Ho preso la metropolitana. Devo essere alle 18.30 a Lepanto. Cavalletto in spalla, telecamera. So dove vado e da chi. Non so mai se arriverò. Sono una ragazza di una piccola città a spasso nella Capitale, la città dei miei sogni: Roma.
Adoro tutto di questo luogo e mi sento una bimba che guarda il mondo per la prima volta e per la prima volta si allontana da casa. In effetti, un po’ è così. In due anni e due mesi ho lasciato mio figlio solo due volte, una notte coi nonni e, stavolta, col papà.
Ettore adora addormentarsi con me e io amo l’odore della sua pelle e il suo respiro, il modo in cui chiude gli occhi e sembra stia sognando.
Antonietta mi viene a prendere alla fermata, è leggermente truccata, vestita casual. Mi sento subito a mio agio guardandola negli occhi e, dopo poco, iniziamo a parlare un po’ di noi mentre cerchiamo un luogo all’aperto, tranquillo, dove realizzare l’intervista.
Il vero clic, però, avviene in me quando mi confida, davanti alla telecamera, il suo momento “buio”, durato due anni.
Un periodo pieno di domande, in cui dubbi, sofferenza e contraddizioni interne l’hanno piegata, ma non distrutta. Le hanno dato una convinzione meno superficiale e più profonda delle sue ambizioni. Quando me ne parla, i suoi occhi si velano di lacrime.
Le sento tutte, quelle lacrime che non sgorgano. E sono anche le mie. Le mie lacrime tutte quelle volte che ho messo in discussione i miei sogni, il mio futuro, me stessa. Pensando: “Ma chi te l’ha fatto fare? Sei certa di avere le caratteristiche che il tuo settore (giornalistico) richiede?
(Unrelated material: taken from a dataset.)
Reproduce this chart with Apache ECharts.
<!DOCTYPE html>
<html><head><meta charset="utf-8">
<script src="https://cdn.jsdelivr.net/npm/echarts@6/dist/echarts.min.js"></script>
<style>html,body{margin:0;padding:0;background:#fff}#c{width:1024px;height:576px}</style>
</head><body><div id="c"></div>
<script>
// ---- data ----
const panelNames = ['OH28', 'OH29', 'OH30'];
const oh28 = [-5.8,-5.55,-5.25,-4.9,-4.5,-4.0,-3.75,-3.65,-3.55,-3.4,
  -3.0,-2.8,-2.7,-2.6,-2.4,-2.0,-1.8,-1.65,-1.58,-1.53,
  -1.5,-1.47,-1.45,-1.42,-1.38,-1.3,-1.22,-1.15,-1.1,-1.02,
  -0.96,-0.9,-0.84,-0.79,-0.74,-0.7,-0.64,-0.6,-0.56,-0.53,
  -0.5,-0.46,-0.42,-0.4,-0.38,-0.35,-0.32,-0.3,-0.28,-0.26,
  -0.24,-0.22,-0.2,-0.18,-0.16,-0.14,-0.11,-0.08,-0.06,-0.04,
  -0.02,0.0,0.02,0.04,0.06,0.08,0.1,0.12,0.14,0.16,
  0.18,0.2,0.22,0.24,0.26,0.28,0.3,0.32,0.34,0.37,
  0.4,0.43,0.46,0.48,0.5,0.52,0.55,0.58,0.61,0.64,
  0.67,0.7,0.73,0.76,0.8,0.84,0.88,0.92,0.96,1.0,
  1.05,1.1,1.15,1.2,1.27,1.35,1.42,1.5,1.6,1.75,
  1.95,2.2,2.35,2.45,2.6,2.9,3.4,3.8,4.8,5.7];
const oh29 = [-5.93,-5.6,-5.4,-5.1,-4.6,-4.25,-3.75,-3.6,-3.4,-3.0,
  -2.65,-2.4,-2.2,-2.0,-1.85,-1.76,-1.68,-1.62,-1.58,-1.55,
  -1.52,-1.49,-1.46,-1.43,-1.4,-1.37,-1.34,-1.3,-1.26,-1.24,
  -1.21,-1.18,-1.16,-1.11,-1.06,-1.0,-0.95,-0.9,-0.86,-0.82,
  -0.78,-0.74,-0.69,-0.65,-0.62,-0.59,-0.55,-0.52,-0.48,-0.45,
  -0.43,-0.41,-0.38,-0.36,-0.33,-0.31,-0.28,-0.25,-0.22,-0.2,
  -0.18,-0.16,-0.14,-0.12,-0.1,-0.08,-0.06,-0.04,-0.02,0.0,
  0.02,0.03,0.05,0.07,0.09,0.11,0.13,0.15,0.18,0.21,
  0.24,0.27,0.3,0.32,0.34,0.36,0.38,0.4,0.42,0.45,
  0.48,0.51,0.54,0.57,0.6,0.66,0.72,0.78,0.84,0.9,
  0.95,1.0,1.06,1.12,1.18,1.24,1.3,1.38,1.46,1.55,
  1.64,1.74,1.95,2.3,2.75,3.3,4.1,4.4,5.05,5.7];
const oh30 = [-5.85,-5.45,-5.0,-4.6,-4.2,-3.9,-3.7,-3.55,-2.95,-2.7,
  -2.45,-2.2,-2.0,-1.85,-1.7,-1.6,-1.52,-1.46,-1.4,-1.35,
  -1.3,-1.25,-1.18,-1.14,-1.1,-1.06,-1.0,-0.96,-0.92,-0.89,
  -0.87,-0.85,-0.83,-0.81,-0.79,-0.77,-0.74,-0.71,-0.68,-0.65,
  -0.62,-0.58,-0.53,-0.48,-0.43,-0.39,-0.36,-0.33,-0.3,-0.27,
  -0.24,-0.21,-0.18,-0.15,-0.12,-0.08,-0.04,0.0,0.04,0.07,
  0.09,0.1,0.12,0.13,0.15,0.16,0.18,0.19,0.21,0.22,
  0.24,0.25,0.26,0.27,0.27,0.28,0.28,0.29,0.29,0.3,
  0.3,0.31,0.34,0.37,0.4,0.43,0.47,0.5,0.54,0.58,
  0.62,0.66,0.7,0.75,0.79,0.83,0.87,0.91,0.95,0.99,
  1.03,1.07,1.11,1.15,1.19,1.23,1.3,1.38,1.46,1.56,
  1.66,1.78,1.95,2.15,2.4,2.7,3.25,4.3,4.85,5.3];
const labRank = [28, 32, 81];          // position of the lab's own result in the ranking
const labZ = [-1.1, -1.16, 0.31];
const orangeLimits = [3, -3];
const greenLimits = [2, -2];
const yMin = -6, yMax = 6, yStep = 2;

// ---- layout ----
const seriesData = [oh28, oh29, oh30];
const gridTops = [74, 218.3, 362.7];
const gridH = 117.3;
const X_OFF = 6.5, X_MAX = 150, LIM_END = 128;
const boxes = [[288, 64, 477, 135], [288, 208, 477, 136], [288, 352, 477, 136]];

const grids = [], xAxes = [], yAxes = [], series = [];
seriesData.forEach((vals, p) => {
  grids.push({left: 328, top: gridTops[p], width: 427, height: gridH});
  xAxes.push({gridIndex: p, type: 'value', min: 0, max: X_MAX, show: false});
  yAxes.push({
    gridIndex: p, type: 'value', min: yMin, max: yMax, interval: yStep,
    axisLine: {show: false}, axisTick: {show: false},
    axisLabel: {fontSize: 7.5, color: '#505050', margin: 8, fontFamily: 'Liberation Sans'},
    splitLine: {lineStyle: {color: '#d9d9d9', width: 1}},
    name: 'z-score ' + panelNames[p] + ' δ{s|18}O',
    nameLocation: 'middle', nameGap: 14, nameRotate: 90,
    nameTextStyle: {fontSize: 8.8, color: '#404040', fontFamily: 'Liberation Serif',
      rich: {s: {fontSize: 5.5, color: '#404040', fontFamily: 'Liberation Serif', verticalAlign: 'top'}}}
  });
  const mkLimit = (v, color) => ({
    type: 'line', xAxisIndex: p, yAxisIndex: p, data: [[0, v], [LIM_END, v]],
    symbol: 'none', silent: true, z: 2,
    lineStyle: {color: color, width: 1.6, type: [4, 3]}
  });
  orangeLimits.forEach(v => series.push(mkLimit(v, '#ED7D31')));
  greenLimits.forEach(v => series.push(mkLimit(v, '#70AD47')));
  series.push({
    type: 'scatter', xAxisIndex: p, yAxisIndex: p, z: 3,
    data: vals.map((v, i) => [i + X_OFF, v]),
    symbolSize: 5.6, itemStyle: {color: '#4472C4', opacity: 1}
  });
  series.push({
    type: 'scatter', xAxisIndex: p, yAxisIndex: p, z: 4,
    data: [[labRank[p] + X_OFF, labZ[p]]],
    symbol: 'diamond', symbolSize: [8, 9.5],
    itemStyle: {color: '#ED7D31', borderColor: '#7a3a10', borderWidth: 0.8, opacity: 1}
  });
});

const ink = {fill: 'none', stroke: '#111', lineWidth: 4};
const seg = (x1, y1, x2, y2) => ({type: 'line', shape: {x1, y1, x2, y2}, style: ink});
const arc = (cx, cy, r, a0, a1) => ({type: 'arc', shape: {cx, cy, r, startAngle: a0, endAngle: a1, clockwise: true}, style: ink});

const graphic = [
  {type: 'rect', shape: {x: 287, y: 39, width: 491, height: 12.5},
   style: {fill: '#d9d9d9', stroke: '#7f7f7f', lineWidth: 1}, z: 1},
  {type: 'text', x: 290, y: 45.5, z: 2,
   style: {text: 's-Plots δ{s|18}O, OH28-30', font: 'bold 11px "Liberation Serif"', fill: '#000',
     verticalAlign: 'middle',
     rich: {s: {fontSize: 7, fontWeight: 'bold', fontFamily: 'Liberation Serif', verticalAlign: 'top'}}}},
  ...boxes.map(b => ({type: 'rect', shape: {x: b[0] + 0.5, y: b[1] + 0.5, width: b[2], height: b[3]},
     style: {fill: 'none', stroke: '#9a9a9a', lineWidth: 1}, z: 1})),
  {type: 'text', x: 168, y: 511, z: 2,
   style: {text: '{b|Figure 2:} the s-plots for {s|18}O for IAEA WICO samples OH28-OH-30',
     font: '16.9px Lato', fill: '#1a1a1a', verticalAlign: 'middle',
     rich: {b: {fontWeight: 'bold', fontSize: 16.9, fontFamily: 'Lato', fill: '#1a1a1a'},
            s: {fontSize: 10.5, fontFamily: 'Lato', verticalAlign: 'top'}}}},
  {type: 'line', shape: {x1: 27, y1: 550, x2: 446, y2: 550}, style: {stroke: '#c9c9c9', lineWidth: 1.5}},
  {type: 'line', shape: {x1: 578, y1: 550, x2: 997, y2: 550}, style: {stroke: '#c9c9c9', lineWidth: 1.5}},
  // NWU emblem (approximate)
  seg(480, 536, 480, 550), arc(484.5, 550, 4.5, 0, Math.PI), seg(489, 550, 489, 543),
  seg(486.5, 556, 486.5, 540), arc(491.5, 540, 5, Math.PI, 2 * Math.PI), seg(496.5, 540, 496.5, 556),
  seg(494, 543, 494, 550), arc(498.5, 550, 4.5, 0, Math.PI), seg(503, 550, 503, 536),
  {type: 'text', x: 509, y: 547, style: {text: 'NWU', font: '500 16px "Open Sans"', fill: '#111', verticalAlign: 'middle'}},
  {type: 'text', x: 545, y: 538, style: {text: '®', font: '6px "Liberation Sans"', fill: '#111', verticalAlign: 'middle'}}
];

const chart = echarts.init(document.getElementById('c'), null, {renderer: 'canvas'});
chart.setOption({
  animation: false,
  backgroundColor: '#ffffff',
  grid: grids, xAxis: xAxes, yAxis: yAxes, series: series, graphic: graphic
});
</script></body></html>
Ti ci vedi a calpestare gli altri pur di raggiungere i tuoi obiettivi, tu che detesti il conflitto?”
Io e Antonietta, in questo, siamo uguali. Puntiamo il dito contro noi stesse, in primis, analizzando le nostre mancanze.
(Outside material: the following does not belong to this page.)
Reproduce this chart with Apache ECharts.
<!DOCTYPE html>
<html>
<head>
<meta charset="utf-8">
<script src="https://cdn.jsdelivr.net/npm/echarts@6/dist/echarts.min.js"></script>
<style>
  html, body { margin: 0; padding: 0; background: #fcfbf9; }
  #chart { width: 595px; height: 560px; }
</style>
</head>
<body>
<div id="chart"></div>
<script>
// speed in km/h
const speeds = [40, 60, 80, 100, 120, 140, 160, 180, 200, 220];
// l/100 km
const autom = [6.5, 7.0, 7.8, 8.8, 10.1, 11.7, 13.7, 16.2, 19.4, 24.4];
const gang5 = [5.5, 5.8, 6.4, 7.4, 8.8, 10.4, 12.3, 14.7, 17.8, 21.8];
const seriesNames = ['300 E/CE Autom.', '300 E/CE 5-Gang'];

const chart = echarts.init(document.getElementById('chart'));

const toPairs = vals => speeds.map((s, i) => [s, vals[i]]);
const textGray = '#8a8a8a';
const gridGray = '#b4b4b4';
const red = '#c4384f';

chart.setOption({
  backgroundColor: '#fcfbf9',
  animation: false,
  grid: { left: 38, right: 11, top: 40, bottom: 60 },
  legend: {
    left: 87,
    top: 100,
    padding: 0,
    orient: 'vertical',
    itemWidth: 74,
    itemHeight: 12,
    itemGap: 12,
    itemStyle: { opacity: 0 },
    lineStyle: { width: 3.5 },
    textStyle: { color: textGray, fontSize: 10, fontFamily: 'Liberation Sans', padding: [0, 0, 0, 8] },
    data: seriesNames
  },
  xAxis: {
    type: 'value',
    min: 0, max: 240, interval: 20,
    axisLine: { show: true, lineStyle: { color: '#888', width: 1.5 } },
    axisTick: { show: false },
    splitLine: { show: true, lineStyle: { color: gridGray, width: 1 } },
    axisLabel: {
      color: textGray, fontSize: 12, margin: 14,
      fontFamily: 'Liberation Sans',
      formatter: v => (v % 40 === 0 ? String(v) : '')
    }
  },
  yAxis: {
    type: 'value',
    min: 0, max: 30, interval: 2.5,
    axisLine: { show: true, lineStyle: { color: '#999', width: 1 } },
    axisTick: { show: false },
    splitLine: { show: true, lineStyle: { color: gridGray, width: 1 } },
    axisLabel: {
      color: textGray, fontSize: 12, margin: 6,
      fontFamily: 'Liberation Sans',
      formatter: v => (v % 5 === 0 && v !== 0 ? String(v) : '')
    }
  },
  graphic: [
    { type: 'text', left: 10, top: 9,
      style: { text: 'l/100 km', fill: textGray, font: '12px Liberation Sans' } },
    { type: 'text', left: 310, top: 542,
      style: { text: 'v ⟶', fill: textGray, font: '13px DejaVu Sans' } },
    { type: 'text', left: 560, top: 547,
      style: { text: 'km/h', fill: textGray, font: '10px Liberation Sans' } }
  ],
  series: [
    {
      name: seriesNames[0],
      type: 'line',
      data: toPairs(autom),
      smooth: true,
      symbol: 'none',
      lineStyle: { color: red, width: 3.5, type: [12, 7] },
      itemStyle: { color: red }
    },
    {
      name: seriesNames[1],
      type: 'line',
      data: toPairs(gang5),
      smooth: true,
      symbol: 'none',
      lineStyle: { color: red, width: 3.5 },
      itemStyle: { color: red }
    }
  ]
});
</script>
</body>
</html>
“Il mondo è cattivo e noi siamo perfette” non sarà MAI il nostro approccio.
“Anna Laura Messeri mi ha messo di fronte a tutti i miei limiti al Teatro Stabile di Genova. Per un anno intero ho pianto dopo ogni lezione. Lei mi ha insegnato che, per fare l’attore, il talento è un in più, il lavoro si fa, quello che conta è il carattere. Nella vita puoi decidere di realizzare tutto, meglio o peggio, ma quello su cui devi lavorare sei tu”. Queste parole di Antonietta (e della Messeri) mi colpiscono profondamente. Sono profondamente vere. Semplici, ma per nulla scontate. Frasi che mi faranno a lungo riflettere.
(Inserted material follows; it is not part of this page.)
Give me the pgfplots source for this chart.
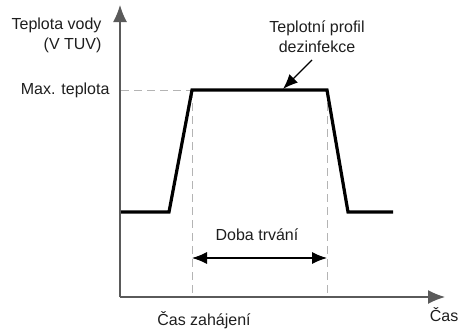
\documentclass[border=0pt]{standalone}
\usepackage{pgfplots}
\pgfplotsset{compat=1.18}
\usetikzlibrary{arrows.meta}
\usepackage{fontspec}
\setmainfont{Liberation Sans}
\definecolor{axisgray}{HTML}{5A5A5A}
\definecolor{dashgray}{HTML}{B4B4B4}
\definecolor{textgray}{HTML}{1E1E1E}

\begin{document}
\begin{tikzpicture}[font=\fontsize{16}{20}\selectfont, text=textgray]
\useasboundingbox (0,0) rectangle (460pt,330pt);
\begin{axis}[
    at={(120pt,33pt)}, anchor=south west,
    x=1pt, y=1pt,
    xmin=120, xmax=445, ymin=33, ymax=325,
    axis lines=left,
    axis line style={axisgray, line width=1.3pt},
    x axis line style={-{Latex[length=17pt,width=14pt]}},
    y axis line style={-{Latex[length=17pt,width=14pt]}},
    xtick=\empty, ytick=\empty,
    clip=false,
]
% guides
\addplot[dashgray, line width=1pt, dash pattern=on 8pt off 5pt] coordinates {(121,240) (192,240)};
\addplot[dashgray, line width=1pt, dash pattern=on 8pt off 5pt] coordinates {(192,240) (192,33)};
\addplot[dashgray, line width=1pt, dash pattern=on 8pt off 5pt] coordinates {(327,240) (327,33)};
% temperature profile
\addplot[black, line width=3.2pt, line join=miter] coordinates {
    (121,118) (169,118) (192,240) (327,240) (348,118) (393,118)};
% duration arrow
\addplot[black, line width=1.1pt, {Latex[length=15pt,width=12pt]}-{Latex[length=15pt,width=12pt]}]
    coordinates {(192,72) (327,72)};
% annotation arrow
\addplot[black, line width=1.3pt, -{Latex[length=15pt,width=12pt]}]
    coordinates {(312,270) (283,241)};
\node[anchor=east, align=right] at (axis cs:105,295) {Teplota vody\\(V TUV)};
\node[anchor=east] at (axis cs:113,240) {Max. teplota};
\node[align=center] at (axis cs:317,293) {Teplotní profil\\dezinfekce};
\node at (axis cs:257,95) {Doba trvání};
\node at (axis cs:204,10) {Čas zahájení};
\node[anchor=east, inner sep=1pt] at (axis cs:459.5,15) {Čas};
\end{axis}
\end{tikzpicture}
\end{document}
E del suo compagno, l’attore Lino Guanciale (protagonista delle serie tv “Che Dio ci aiuti”, “L’allieva”, “La porta rossa”, “La dama velata”, per citare le più conosciute), dichiara: “E’ stata la prima persona ad aver visto oltre. Quando ci siamo conosciuti ero un po’ burbera e molto insicura. Mi ha dato il coraggio di provare a fare questo mestiere, con le sue convinzioni che mi sembravano pure, come le mie, anche se può apparire come un sogno l’idea di cambiare il mondo con il teatro”.
E mi spiega di come l’onda della fama abbia toccato il suo fidanzato e la coppia, ma non li abbia travolti.
Giovedì 7 giugno, intanto, andrà in onda l’ultima puntata di “M”, programma ideato da Michele Santoro in forma di fiction, realizzato per la Rai, che la vede tra i protagonisti nel ruolo di Silvia Saluzzi. Una grande opportunità per Antonietta, partita dall'”Estate Ragazzi” del Bearzi e ora attrice sempre più richiesta a Roma da un certo tipo di format e cinema, di qualità.
Ma è quando mi parla dei ragazzi a cui impartisce lezioni di recitazione che gli occhi di Antonietta si illuminano di più. Mi legge alcuni loro messaggi. Si commuove. Ed io non vedo più Antonietta Bello, vedo solo Antonietta. Una donna simile a me.